— INFORMATION PROVIDED —
————————
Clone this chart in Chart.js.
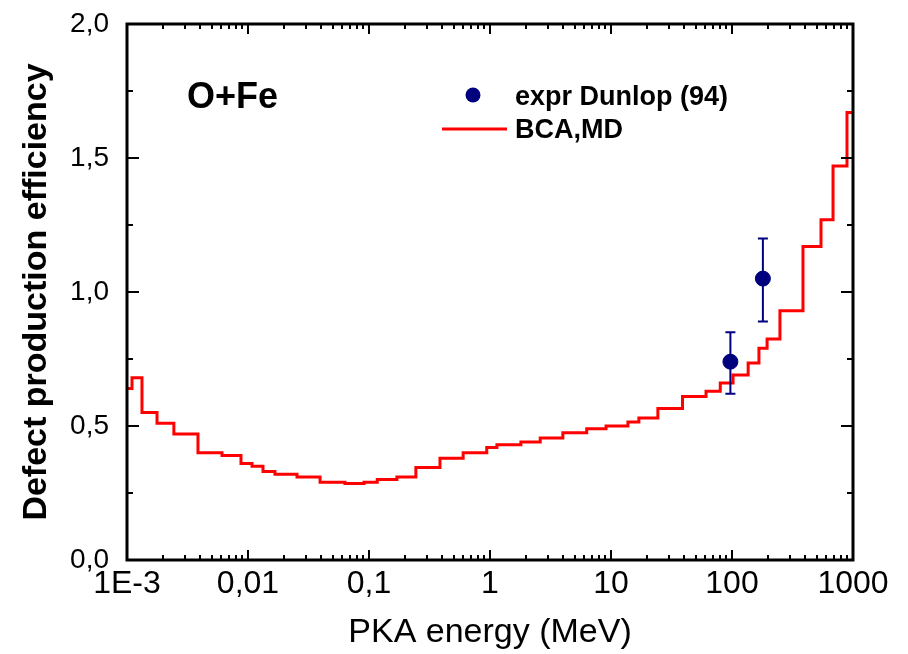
<!DOCTYPE html>
<html>
<head>
<meta charset="utf-8">
<script src="https://cdn.jsdelivr.net/npm/chart.js@4/dist/chart.umd.min.js"></script>
<style>
  body { margin: 0; background: #fff; }
  canvas { display: block; }
</style>
</head>
<body>
<canvas id="chart" width="908" height="654"></canvas>
<script>
// BCA,MD curve: energy where each step starts (MeV) and the level of that step
var stepEnergy = [0.001, 0.0011, 0.00133, 0.00177, 0.00244, 0.00386, 0.0061, 0.00875, 0.0108, 0.0133,
  0.0167, 0.0254, 0.0394, 0.0633, 0.091, 0.117, 0.17, 0.244, 0.386, 0.6,
  0.94, 1.14, 1.8, 2.6, 4.0, 6.3, 9.1, 13.8, 17, 24.4,
  39, 61, 80, 102, 136, 167, 195, 249, 386, 544,
  684, 892, 1000];
var stepEff = [0.64, 0.68, 0.55, 0.51, 0.47, 0.40, 0.39, 0.36, 0.35, 0.33,
  0.32, 0.31, 0.29, 0.285, 0.29, 0.30, 0.31, 0.345, 0.38, 0.40,
  0.42, 0.43, 0.44, 0.455, 0.475, 0.49, 0.50, 0.515, 0.53, 0.565,
  0.61, 0.63, 0.66, 0.69, 0.735, 0.79, 0.825, 0.93, 1.17, 1.27,
  1.47, 1.67, 1.67];

// expr Dunlop (94)
var exprEnergy = [97, 180];
var exprEff = [0.74, 1.05];
var exprLow = [0.62, 0.89];
var exprHigh = [0.85, 1.20];

var xTicks = [0.001, 0.01, 0.1, 1, 10, 100, 1000];
var xTickLabels = ['1E-3', '0,01', '0,1', '1', '10', '100', '1000'];
var yTicks = [0, 0.5, 1, 1.5, 2];
var yTickLabels = ['0,0', '0,5', '1,0', '1,5', '2,0'];

var NAVY = '#00007f';
var sans = '"Liberation Sans", Arial, sans-serif';

// frame with inward ticks, error bars, label and legend
var decor = {
  id: 'decor',
  afterDatasetsDraw: function(chart) {
    var ctx = chart.ctx, x = chart.scales.x, y = chart.scales.y;
    ctx.save();
    ctx.strokeStyle = NAVY;
    ctx.lineWidth = 2;
    for (var i = 0; i < exprEnergy.length; i++) {
      var px = x.getPixelForValue(exprEnergy[i]);
      var lo = y.getPixelForValue(exprLow[i]);
      var hi = y.getPixelForValue(exprHigh[i]);
      ctx.beginPath();
      ctx.moveTo(px, lo); ctx.lineTo(px, hi);
      ctx.moveTo(px - 5, lo); ctx.lineTo(px + 5, lo);
      ctx.moveTo(px - 5, hi); ctx.lineTo(px + 5, hi);
      ctx.stroke();
    }
    ctx.restore();
  },
  afterDraw: function(chart) {
    var ctx = chart.ctx, a = chart.chartArea, x = chart.scales.x, y = chart.scales.y;
    ctx.save();
    ctx.strokeStyle = '#000';
    ctx.lineWidth = 2;
    ctx.beginPath();
    xTicks.forEach(function(v, i) {
      var px = Math.round(x.getPixelForValue(v));
      ctx.moveTo(px, a.bottom); ctx.lineTo(px, a.bottom - 10);
      ctx.moveTo(px, a.top); ctx.lineTo(px, a.top + 10);
      if (i < xTicks.length - 1) {
        for (var m = 2; m <= 9; m++) {
          var mx = Math.round(x.getPixelForValue(v * m));
          ctx.moveTo(mx, a.bottom); ctx.lineTo(mx, a.bottom - 5);
          ctx.moveTo(mx, a.top); ctx.lineTo(mx, a.top + 5);
        }
      }
    });
    for (var t = 0; t <= 2.001; t += 0.25) {
      var py = Math.round(y.getPixelForValue(t));
      var len = (Math.abs(t * 2 - Math.round(t * 2)) < 1e-6) ? 12 : 6;
      ctx.moveTo(a.left, py); ctx.lineTo(a.left + len, py);
      ctx.moveTo(a.right, py); ctx.lineTo(a.right - len, py);
    }
    ctx.stroke();
    ctx.lineWidth = 3;
    ctx.strokeRect(a.left, a.top, a.right - a.left, a.bottom - a.top);

    ctx.fillStyle = '#000';
    ctx.textBaseline = 'middle';
    ctx.textAlign = 'left';
    ctx.font = 'bold 36px ' + sans;
    ctx.fillText('O+Fe', 187, 98);

    ctx.font = 'bold 27px ' + sans;
    ctx.fillText('expr Dunlop (94)', 515, 98);
    ctx.fillText('BCA,MD', 515, 131);
    ctx.fillStyle = NAVY;
    ctx.beginPath();
    ctx.arc(473, 95, 7.5, 0, Math.PI * 2);
    ctx.fill();
    ctx.strokeStyle = '#ff0000';
    ctx.lineWidth = 3;
    ctx.beginPath();
    ctx.moveTo(442, 129); ctx.lineTo(507, 129);
    ctx.stroke();
    ctx.restore();
  }
};

// keep the plot box where the reference has it: no extra room for label overhang
function noOverhang(s) {
  s.paddingTop = 0; s.paddingBottom = 0; s.paddingLeft = 0; s.paddingRight = 0;
}

var bcaData = stepEnergy.map(function(e, i) { return { x: e, y: stepEff[i] }; });
var exprData = exprEnergy.map(function(e, i) { return { x: e, y: exprEff[i] }; });

new Chart(document.getElementById('chart').getContext('2d'), {
  type: 'line',
  data: {
    datasets: [{
      label: 'expr Dunlop (94)',
      data: exprData,
      showLine: false,
      pointRadius: 7.5,
      pointHoverRadius: 7.5,
      pointBackgroundColor: NAVY,
      pointBorderColor: NAVY,
      borderColor: NAVY
    }, {
      label: 'BCA,MD',
      data: bcaData,
      stepped: true,
      borderColor: '#ff0000',
      borderWidth: 3,
      pointRadius: 0,
      fill: false
    }]
  },
  plugins: [decor],
  options: {
    responsive: false,
    animation: false,
    events: [],
    layout: { padding: { top: 24, right: 55, left: 0, bottom: 0 } },
    plugins: { legend: { display: false }, tooltip: { enabled: false } },
    scales: {
      x: {
        type: 'logarithmic',
        min: 0.001,
        max: 1000,
        afterBuildTicks: function(s) { s.ticks = xTicks.map(function(v) { return { value: v }; }); },
        afterFit: function(s) { s.height = 94; noOverhang(s); },
        grid: { display: false, drawTicks: false },
        border: { display: false },
        ticks: {
          autoSkip: false,
          maxRotation: 0,
          padding: 5,
          color: '#000',
          font: { family: sans, size: 32 },
          callback: function(v, i) { return xTickLabels[i]; }
        },
        title: {
          display: true,
          text: 'PKA energy (MeV)',
          color: '#000',
          font: { family: sans, size: 34 },
          padding: { top: 0, bottom: 1 }
        }
      },
      y: {
        min: 0,
        max: 2,
        afterBuildTicks: function(s) { s.ticks = yTicks.map(function(v) { return { value: v }; }); },
        afterFit: function(s) { s.width = 127; noOverhang(s); },
        grid: { display: false, drawTicks: false },
        border: { display: false },
        ticks: {
          padding: 18,
          color: '#000',
          font: { family: sans, size: 28 },
          callback: function(v, i) { return yTickLabels[i]; }
        },
        title: {
          display: true,
          text: 'Defect production efficiency',
          color: '#000',
          font: { family: sans, size: 34, weight: 'bold' },
          padding: { top: 16, bottom: 0 }
        }
      }
    }
  }
});
</script>
</body>
</html>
————————
— WRITTEN PROBLEM —
Are you able to set down all the lines above exactly, without any pictures?

— FINISHED TASK —
Clone this chart in Chart.js.
<!DOCTYPE html>
<html>
<head>
<meta charset="utf-8">
<script src="https://cdn.jsdelivr.net/npm/chart.js@4/dist/chart.umd.min.js"></script>
<style>
  body { margin: 0; background: #fff; }
  canvas { display: block; }
</style>
</head>
<body>
<canvas id="chart" width="908" height="654"></canvas>
<script>
// BCA,MD curve: energy where each step starts (MeV) and the level of that step
var stepEnergy = [0.001, 0.0011, 0.00133, 0.00177, 0.00244, 0.00386, 0.0061, 0.00875, 0.0108, 0.0133,
  0.0167, 0.0254, 0.0394, 0.0633, 0.091, 0.117, 0.17, 0.244, 0.386, 0.6,
  0.94, 1.14, 1.8, 2.6, 4.0, 6.3, 9.1, 13.8, 17, 24.4,
  39, 61, 80, 102, 136, 167, 195, 249, 386, 544,
  684, 892, 1000];
var stepEff = [0.64, 0.68, 0.55, 0.51, 0.47, 0.40, 0.39, 0.36, 0.35, 0.33,
  0.32, 0.31, 0.29, 0.285, 0.29, 0.30, 0.31, 0.345, 0.38, 0.40,
  0.42, 0.43, 0.44, 0.455, 0.475, 0.49, 0.50, 0.515, 0.53, 0.565,
  0.61, 0.63, 0.66, 0.69, 0.735, 0.79, 0.825, 0.93, 1.17, 1.27,
  1.47, 1.67, 1.67];

// expr Dunlop (94)
var exprEnergy = [97, 180];
var exprEff = [0.74, 1.05];
var exprLow = [0.62, 0.89];
var exprHigh = [0.85, 1.20];

var xTicks = [0.001, 0.01, 0.1, 1, 10, 100, 1000];
var xTickLabels = ['1E-3', '0,01', '0,1', '1', '10', '100', '1000'];
var yTicks = [0, 0.5, 1, 1.5, 2];
var yTickLabels = ['0,0', '0,5', '1,0', '1,5', '2,0'];

var NAVY = '#00007f';
var sans = '"Liberation Sans", Arial, sans-serif';

// frame with inward ticks, error bars, label and legend
var decor = {
  id: 'decor',
  afterDatasetsDraw: function(chart) {
    var ctx = chart.ctx, x = chart.scales.x, y = chart.scales.y;
    ctx.save();
    ctx.strokeStyle = NAVY;
    ctx.lineWidth = 2;
    for (var i = 0; i < exprEnergy.length; i++) {
      var px = x.getPixelForValue(exprEnergy[i]);
      var lo = y.getPixelForValue(exprLow[i]);
      var hi = y.getPixelForValue(exprHigh[i]);
      ctx.beginPath();
      ctx.moveTo(px, lo); ctx.lineTo(px, hi);
      ctx.moveTo(px - 5, lo); ctx.lineTo(px + 5, lo);
      ctx.moveTo(px - 5, hi); ctx.lineTo(px + 5, hi);
      ctx.stroke();
    }
    ctx.restore();
  },
  afterDraw: function(chart) {
    var ctx = chart.ctx, a = chart.chartArea, x = chart.scales.x, y = chart.scales.y;
    ctx.save();
    ctx.strokeStyle = '#000';
    ctx.lineWidth = 2;
    ctx.beginPath();
    xTicks.forEach(function(v, i) {
      var px = Math.round(x.getPixelForValue(v));
      ctx.moveTo(px, a.bottom); ctx.lineTo(px, a.bottom - 10);
      ctx.moveTo(px, a.top); ctx.lineTo(px, a.top + 10);
      if (i < xTicks.length - 1) {
        for (var m = 2; m <= 9; m++) {
          var mx = Math.round(x.getPixelForValue(v * m));
          ctx.moveTo(mx, a.bottom); ctx.lineTo(mx, a.bottom - 5);
          ctx.moveTo(mx, a.top); ctx.lineTo(mx, a.top + 5);
        }
      }
    });
    for (var t = 0; t <= 2.001; t += 0.25) {
      var py = Math.round(y.getPixelForValue(t));
      var len = (Math.abs(t * 2 - Math.round(t * 2)) < 1e-6) ? 12 : 6;
      ctx.moveTo(a.left, py); ctx.lineTo(a.left + len, py);
      ctx.moveTo(a.right, py); ctx.lineTo(a.right - len, py);
    }
    ctx.stroke();
    ctx.lineWidth = 3;
    ctx.strokeRect(a.left, a.top, a.right - a.left, a.bottom - a.top);

    ctx.fillStyle = '#000';
    ctx.textBaseline = 'middle';
    ctx.textAlign = 'left';
    ctx.font = 'bold 36px ' + sans;
    ctx.fillText('O+Fe', 187, 98);

    ctx.font = 'bold 27px ' + sans;
    ctx.fillText('expr Dunlop (94)', 515, 98);
    ctx.fillText('BCA,MD', 515, 131);
    ctx.fillStyle = NAVY;
    ctx.beginPath();
    ctx.arc(473, 95, 7.5, 0, Math.PI * 2);
    ctx.fill();
    ctx.strokeStyle = '#ff0000';
    ctx.lineWidth = 3;
    ctx.beginPath();
    ctx.moveTo(442, 129); ctx.lineTo(507, 129);
    ctx.stroke();
    ctx.restore();
  }
};

// keep the plot box where the reference has it: no extra room for label overhang
function noOverhang(s) {
  s.paddingTop = 0; s.paddingBottom = 0; s.paddingLeft = 0; s.paddingRight = 0;
}

var bcaData = stepEnergy.map(function(e, i) { return { x: e, y: stepEff[i] }; });
var exprData = exprEnergy.map(function(e, i) { return { x: e, y: exprEff[i] }; });

new Chart(document.getElementById('chart').getContext('2d'), {
  type: 'line',
  data: {
    datasets: [{
      label: 'expr Dunlop (94)',
      data: exprData,
      showLine: false,
      pointRadius: 7.5,
      pointHoverRadius: 7.5,
      pointBackgroundColor: NAVY,
      pointBorderColor: NAVY,
      borderColor: NAVY
    }, {
      label: 'BCA,MD',
      data: bcaData,
      stepped: true,
      borderColor: '#ff0000',
      borderWidth: 3,
      pointRadius: 0,
      fill: false
    }]
  },
  plugins: [decor],
  options: {
    responsive: false,
    animation: false,
    events: [],
    layout: { padding: { top: 24, right: 55, left: 0, bottom: 0 } },
    plugins: { legend: { display: false }, tooltip: { enabled: false } },
    scales: {
      x: {
        type: 'logarithmic',
        min: 0.001,
        max: 1000,
        afterBuildTicks: function(s) { s.ticks = xTicks.map(function(v) { return { value: v }; }); },
        afterFit: function(s) { s.height = 94; noOverhang(s); },
        grid: { display: false, drawTicks: false },
        border: { display: false },
        ticks: {
          autoSkip: false,
          maxRotation: 0,
          padding: 5,
          color: '#000',
          font: { family: sans, size: 32 },
          callback: function(v, i) { return xTickLabels[i]; }
        },
        title: {
          display: true,
          text: 'PKA energy (MeV)',
          color: '#000',
          font: { family: sans, size: 34 },
          padding: { top: 0, bottom: 1 }
        }
      },
      y: {
        min: 0,
        max: 2,
        afterBuildTicks: function(s) { s.ticks = yTicks.map(function(v) { return { value: v }; }); },
        afterFit: function(s) { s.width = 127; noOverhang(s); },
        grid: { display: false, drawTicks: false },
        border: { display: false },
        ticks: {
          padding: 18,
          color: '#000',
          font: { family: sans, size: 28 },
          callback: function(v, i) { return yTickLabels[i]; }
        },
        title: {
          display: true,
          text: 'Defect production efficiency',
          color: '#000',
          font: { family: sans, size: 34, weight: 'bold' },
          padding: { top: 16, bottom: 0 }
        }
      }
    }
  }
});
</script>
</body>
</html>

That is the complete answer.